> _EXTRACTED RECORDS_
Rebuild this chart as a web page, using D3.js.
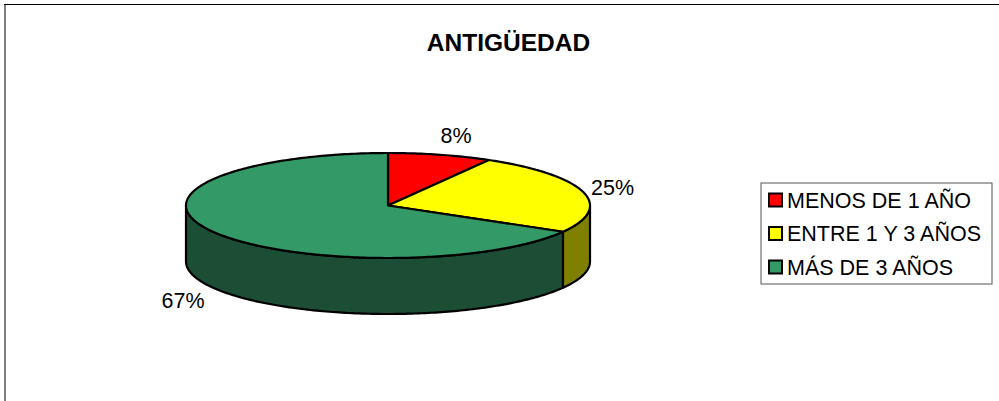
<!DOCTYPE html>
<html lang="en">
<head>
    <meta charset="UTF-8">
    <title>ANTIGÜEDAD</title>
    <script src="https://d3js.org/d3.v7.min.js"></script>
    <style>
        html, body { margin: 0; padding: 0; background: #fff; overflow: hidden; }
        svg { display: block; font-family: "Liberation Sans", Arial, sans-serif; }
    </style>
</head>
<body>
    <script>
        let categories = ["MENOS DE 1 AÑO", "ENTRE 1 Y 3 AÑOS", "MÁS DE 3 AÑOS"];
        let values = [8.33, 25, 66.67];
        let labels = ["8%", "25%", "67%"];
        let topColors = ["#ff0000", "#ffff00", "#339966"];
        let sideColors = ["#800000", "#808000", "#1c4d35"];

        let width = 999;
        let height = 401;
        let cx = 388;
        let cy = 205.5;
        let rx = 202;
        let ry = 52.5;
        let depth = 56;

        let svg = d3.select("body").append("svg")
            .attr("width", width)
            .attr("height", height);

        svg.append("rect")
            .attr("width", width)
            .attr("height", height)
            .attr("fill", "#fff");

        // chart frame, only top and left edges are in the picture
        svg.append("line").attr("x1", 5).attr("x2", 5).attr("y1", 4).attr("y2", height)
            .attr("stroke", "#808080").attr("stroke-width", 2);
        svg.append("line").attr("x1", 4).attr("x2", width).attr("y1", 4.5).attr("y2", 4.5)
            .attr("stroke", "#000").attr("stroke-width", 1);

        svg.append("text")
            .attr("x", 508.5)
            .attr("y", 51)
            .attr("text-anchor", "middle")
            .style("font-size", "24.5px")
            .style("font-weight", "bold")
            .text("ANTIGÜEDAD");

        let slices = d3.pie().sort(null)(values);

        // angle 0 is up, clockwise, squashed to an ellipse
        let px = a => cx + rx * Math.sin(a);
        let py = a => cy - ry * Math.cos(a);

        let line = d3.line();

        function arcPoints(a0, a1, dy) {
            let n = Math.max(2, Math.ceil(Math.abs(a1 - a0) * 60));
            return d3.range(n + 1).map(i => {
                let a = a0 + (a1 - a0) * i / n;
                return [px(a), py(a) + dy];
            });
        }

        // side wall, only the part of the rim facing the viewer
        slices.forEach((s, i) => {
            let a0 = Math.max(s.startAngle, Math.PI / 2);
            let a1 = Math.min(s.endAngle, Math.PI * 3 / 2);
            if (a1 <= a0) return;
            let pts = arcPoints(a0, a1, 0).concat(arcPoints(a1, a0, depth));
            svg.append("path")
                .attr("d", line(pts) + "Z")
                .attr("fill", sideColors[i])
                .attr("stroke", "#000")
                .attr("stroke-width", 2.2)
                .attr("stroke-linejoin", "round");
        });

        svg.selectAll("path.top")
            .data(slices)
            .enter().append("path")
            .attr("class", "top")
            .attr("d", s => line([[cx, cy]].concat(arcPoints(s.startAngle, s.endAngle, 0))) + "Z")
            .attr("fill", (s, i) => topColors[i])
            .attr("stroke", "#000")
            .attr("stroke-width", 2.2)
            .attr("stroke-linejoin", "round");

        let labelPos = [[456, 143], [612.5, 195], [183, 308]];
        svg.selectAll("text.pct")
            .data(labels)
            .enter().append("text")
            .attr("class", "pct")
            .attr("x", (d, i) => labelPos[i][0])
            .attr("y", (d, i) => labelPos[i][1])
            .attr("text-anchor", "middle")
            .style("font-size", "21.5px")
            .text(d => d);

        // legend
        svg.append("rect")
            .attr("x", 761)
            .attr("y", 183)
            .attr("width", 231)
            .attr("height", 101)
            .attr("fill", "#fff")
            .attr("stroke", "#555")
            .attr("stroke-width", 1);

        let legendY = d3.scalePoint().domain(categories).range([200, 267]);

        let items = svg.selectAll("g.item")
            .data(categories)
            .enter().append("g")
            .attr("class", "item")
            .attr("transform", d => `translate(768,${legendY(d)})`);

        items.append("rect")
            .attr("x", 1)
            .attr("y", -6.5)
            .attr("width", 13)
            .attr("height", 13)
            .attr("fill", (d, i) => topColors[i])
            .attr("stroke", "#000")
            .attr("stroke-width", 2);

        items.append("text")
            .attr("x", 19)
            .attr("y", 7.5)
            .style("font-size", "21.5px")
            .text(d => d);
    </script>
</body>
</html>
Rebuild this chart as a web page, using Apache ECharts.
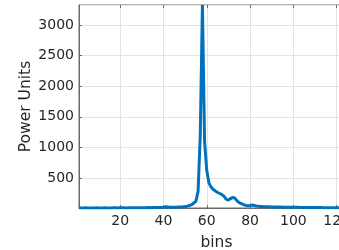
<!DOCTYPE html>
<html>
<head>
<meta charset="utf-8">
<script src="https://cdn.jsdelivr.net/npm/echarts@6/dist/echarts.min.js"></script>
<style>
  html, body { margin: 0; padding: 0; background: #fff; }
  #chart { width: 339px; height: 250px; }
</style>
</head>
<body>
<div id="chart"></div>
<script>
// power per bin, bins 1..128
const power = [
  12, 10, 9, 11, 10, 8, 9, 10, 11, 10,
  9, 10, 11, 10, 9, 10, 12, 11, 10, 11,
  12, 11, 10, 12, 13, 12, 11, 12, 13, 14,
  13, 14, 15, 14, 16, 15, 17, 16, 18, 22,
  28, 24, 20, 19, 21, 22, 24, 26, 28, 32,
  38, 48, 62, 90, 120, 280, 1200, 3330, 1100, 620,
  420, 350, 310, 285, 262, 245, 228, 198, 150, 140,
  162, 182, 168, 125, 95, 78, 62, 50, 45, 48,
  56, 50, 41, 36, 33, 31, 30, 28, 27, 26,
  25, 24, 24, 23, 22, 22, 21, 21, 20, 20,
  19, 19, 18, 18, 17, 17, 17, 16, 16, 16,
  15, 15, 15, 14, 14, 14, 13, 13, 13, 12,
  12, 12, 12, 11, 11, 11, 10, 10
]
const bins = power.map((_, i) => i + 1)

const axisColor = '#6b6b6b'
const textColor = '#262626'
const font = 'DejaVu Sans'

const chart = echarts.init(document.getElementById('chart'))
chart.setOption({
  animation: false,
  grid: {
    left: 79, width: 275, top: 5, bottom: 42,
    outerBoundsMode: 'none',
    containLabel: false,
    show: true, borderColor: axisColor, borderWidth: 1, backgroundColor: 'transparent'
  },
  xAxis: [{
    type: 'value',
    min: 1,
    max: bins.length,
    splitNumber: 6,
    name: 'bins',
    nameLocation: 'middle',
    nameGap: 27,
    nameMoveOverlap: false,
    nameTextStyle: { color: textColor, fontFamily: font, fontSize: 15.5 },
    axisLine: { show: true, lineStyle: { color: axisColor, width: 1 } },
    axisTick: { show: true, inside: true, length: 3, lineStyle: { color: axisColor } },
    axisLabel: {
      color: textColor, fontFamily: font, fontSize: 14, margin: 6,
      showMinLabel: false, showMaxLabel: false,
      formatter: (v) => (v % 20 === 0 ? String(v) : '')
    },
    splitLine: { show: true, lineStyle: { color: '#e3e3e3', width: 1 } }
  }, {
    type: 'value',
    position: 'top',
    min: 1,
    max: bins.length,
    splitNumber: 6,
    axisLine: { show: false },
    axisTick: { show: true, inside: true, length: 3, lineStyle: { color: axisColor } },
    axisLabel: { show: false },
    splitLine: { show: false }
  }],
  yAxis: {
    type: 'value',
    min: Math.min(...power),
    max: Math.max(...power),
    splitNumber: 5,
    name: 'Power Units',
    nameLocation: 'middle',
    nameGap: 45,
    nameMoveOverlap: false,
    nameTextStyle: { color: textColor, fontFamily: font, fontSize: 15.5 },
    axisLine: { show: true, lineStyle: { color: axisColor, width: 1 } },
    axisTick: { show: true, inside: true, length: 3, lineStyle: { color: axisColor } },
    axisLabel: {
      color: textColor, fontFamily: font, fontSize: 14, margin: 5,
      showMinLabel: false, showMaxLabel: false,
      formatter: (v) => (v % 500 === 0 ? String(v) : '')
    },
    splitLine: { show: true, lineStyle: { color: '#e3e3e3', width: 1 } }
  },
  series: [{
    type: 'line',
    xAxisIndex: 0,
    data: bins.map((b, i) => [b, power[i]]),
    showSymbol: false,
    smooth: false,
    lineStyle: { color: '#0072BD', width: 3 },
    clip: true
  }]
})
</script>
</body>
</html>
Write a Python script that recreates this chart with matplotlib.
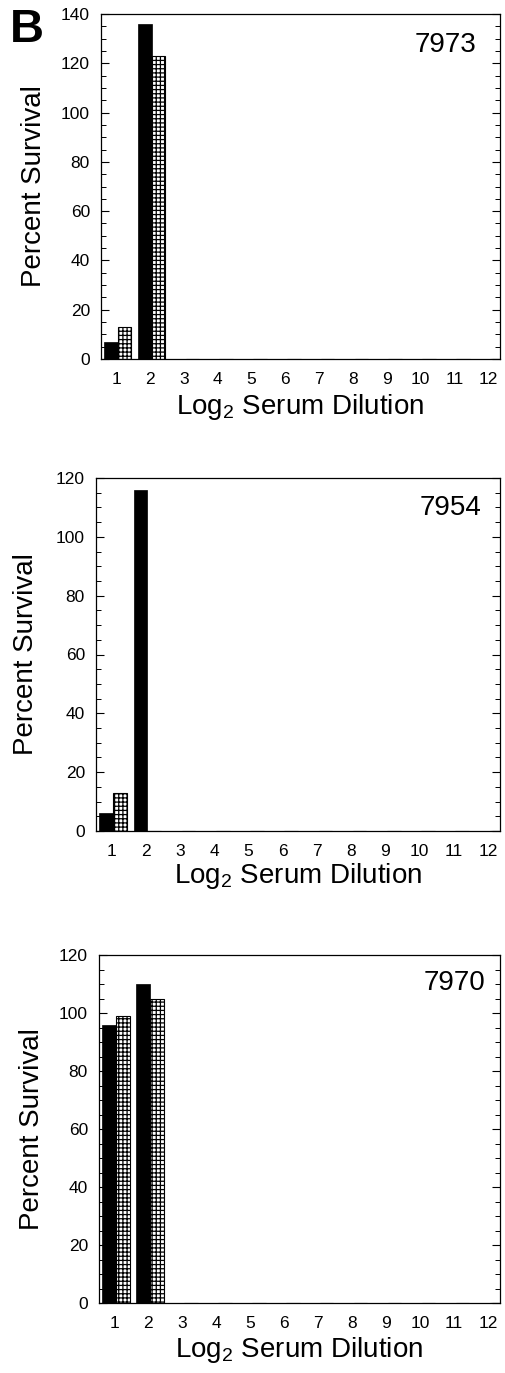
import matplotlib
matplotlib.use("Agg")
import matplotlib.pyplot as plt
import numpy as np
from matplotlib.ticker import MultipleLocator

plt.rcParams['font.family'] = ['Liberation Sans', 'DejaVu Sans']
plt.rcParams['mathtext.fontset'] = 'custom'
plt.rcParams['mathtext.rm'] = 'Liberation Sans'
plt.rcParams['hatch.linewidth'] = 0.9

# ---- data ----
dilutions = [1, 2, 3, 4, 5, 6, 7, 8, 9, 10, 11, 12]
tick_labels = [str(d) for d in dilutions]

serum_ids = ["7973", "7954", "7970"]
black_7973 = [7, 136, 0, 0, 0, 0, 0, 0, 0, 0, 0, 0]
dotted_7973 = [13, 123, 0, 0, 0, 0, 0, 0, 0, 0, 0, 0]
black_7954 = [6, 116, 0, 0, 0, 0, 0, 0, 0, 0, 0, 0]
dotted_7954 = [13, 0, 0, 0, 0, 0, 0, 0, 0, 0, 0, 0]
black_7970 = [96, 110, 0, 0, 0, 0, 0, 0, 0, 0, 0, 0]
dotted_7970 = [99, 105, 0, 0, 0, 0, 0, 0, 0, 0, 0, 0]
ymax = [140, 120, 120]

W, H = 505, 1373
fig = plt.figure(figsize=(W / 100, H / 100), dpi=100)

# axes boxes in pixel coords: left, top, right, bottom
boxes = [(101, 14, 500, 359), (96, 478, 500, 831), (99, 955, 500, 1303)]
id_pos = [(0.94, 0.91), (0.955, 0.915), (0.963, 0.92)]
ylab_x = [-0.135, -0.14, -0.135]
xlab_y = [-0.095, -0.085, -0.093]

blacks = [black_7973, black_7954, black_7970]
dotteds = [dotted_7973, dotted_7954, dotted_7970]

x = np.array(dilutions, dtype=float)
bw = 0.4
for i in range(3):
    l, t, r, b = boxes[i]
    ax = fig.add_axes([l / W, 1 - b / H, (r - l) / W, (b - t) / H])
    ax.bar(x - 0.15, blacks[i], width=bw, color='black', edgecolor='black', linewidth=0.5)
    ax.bar(x + 0.25, dotteds[i], width=bw, color='white', edgecolor='black',
           hatch='++++', linewidth=0.8)
    ax.set_xlim(0.55, 12.35)
    ax.set_ylim(0, ymax[i])
    ax.set_xticks(x)
    ax.set_xticklabels(tick_labels)
    ax.yaxis.set_major_locator(MultipleLocator(20))
    ax.yaxis.set_minor_locator(MultipleLocator(5))
    ax.tick_params(axis='x', length=0, pad=9, labelsize=12.5)
    ax.tick_params(axis='y', which='major', direction='in', length=6, width=0.8,
                   right=True, pad=8, labelsize=12.5)
    ax.tick_params(axis='y', which='minor', direction='in', length=3.5, width=0.7,
                   right=True)
    for s in ax.spines.values():
        s.set_linewidth(0.9)
        s.set_color('black')
    ax.set_ylabel('Percent Survival', fontsize=20)
    ax.yaxis.set_label_coords(ylab_x[i], 0.5)
    ax.set_xlabel(r'Log$_\mathregular{2}$ Serum Dilution', fontsize=20)
    ax.xaxis.set_label_coords(0.5, xlab_y[i])
    ax.text(id_pos[i][0], id_pos[i][1], serum_ids[i], transform=ax.transAxes,
            ha='right', va='center', fontsize=20)

fig.text(10 / W, 1 - 8 / H, 'B', fontsize=34, fontweight='bold', ha='left', va='top')

fig.savefig('out.png', dpi=100)
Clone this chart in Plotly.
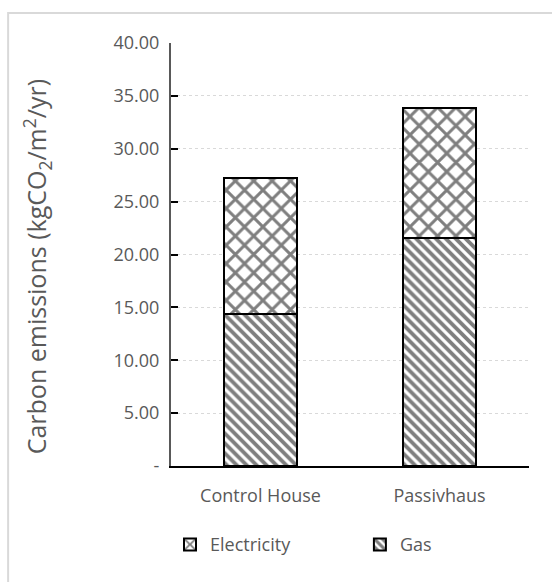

> _DIRECTIONS_
In the listing above, find the line containing "Write a Python" and the line containing "xlab_y = [-0.095, -0.085, -0.093]". Reproduce those lines and all between them exactly, with no pictures and nothing more.

> _THE REPLY_
Write a Python script that recreates this chart with matplotlib.
import matplotlib
matplotlib.use("Agg")
import matplotlib.pyplot as plt
import numpy as np
from matplotlib.ticker import MultipleLocator

plt.rcParams['font.family'] = ['Liberation Sans', 'DejaVu Sans']
plt.rcParams['mathtext.fontset'] = 'custom'
plt.rcParams['mathtext.rm'] = 'Liberation Sans'
plt.rcParams['hatch.linewidth'] = 0.9

# ---- data ----
dilutions = [1, 2, 3, 4, 5, 6, 7, 8, 9, 10, 11, 12]
tick_labels = [str(d) for d in dilutions]

serum_ids = ["7973", "7954", "7970"]
black_7973 = [7, 136, 0, 0, 0, 0, 0, 0, 0, 0, 0, 0]
dotted_7973 = [13, 123, 0, 0, 0, 0, 0, 0, 0, 0, 0, 0]
black_7954 = [6, 116, 0, 0, 0, 0, 0, 0, 0, 0, 0, 0]
dotted_7954 = [13, 0, 0, 0, 0, 0, 0, 0, 0, 0, 0, 0]
black_7970 = [96, 110, 0, 0, 0, 0, 0, 0, 0, 0, 0, 0]
dotted_7970 = [99, 105, 0, 0, 0, 0, 0, 0, 0, 0, 0, 0]
ymax = [140, 120, 120]

W, H = 505, 1373
fig = plt.figure(figsize=(W / 100, H / 100), dpi=100)

# axes boxes in pixel coords: left, top, right, bottom
boxes = [(101, 14, 500, 359), (96, 478, 500, 831), (99, 955, 500, 1303)]
id_pos = [(0.94, 0.91), (0.955, 0.915), (0.963, 0.92)]
ylab_x = [-0.135, -0.14, -0.135]
xlab_y = [-0.095, -0.085, -0.093]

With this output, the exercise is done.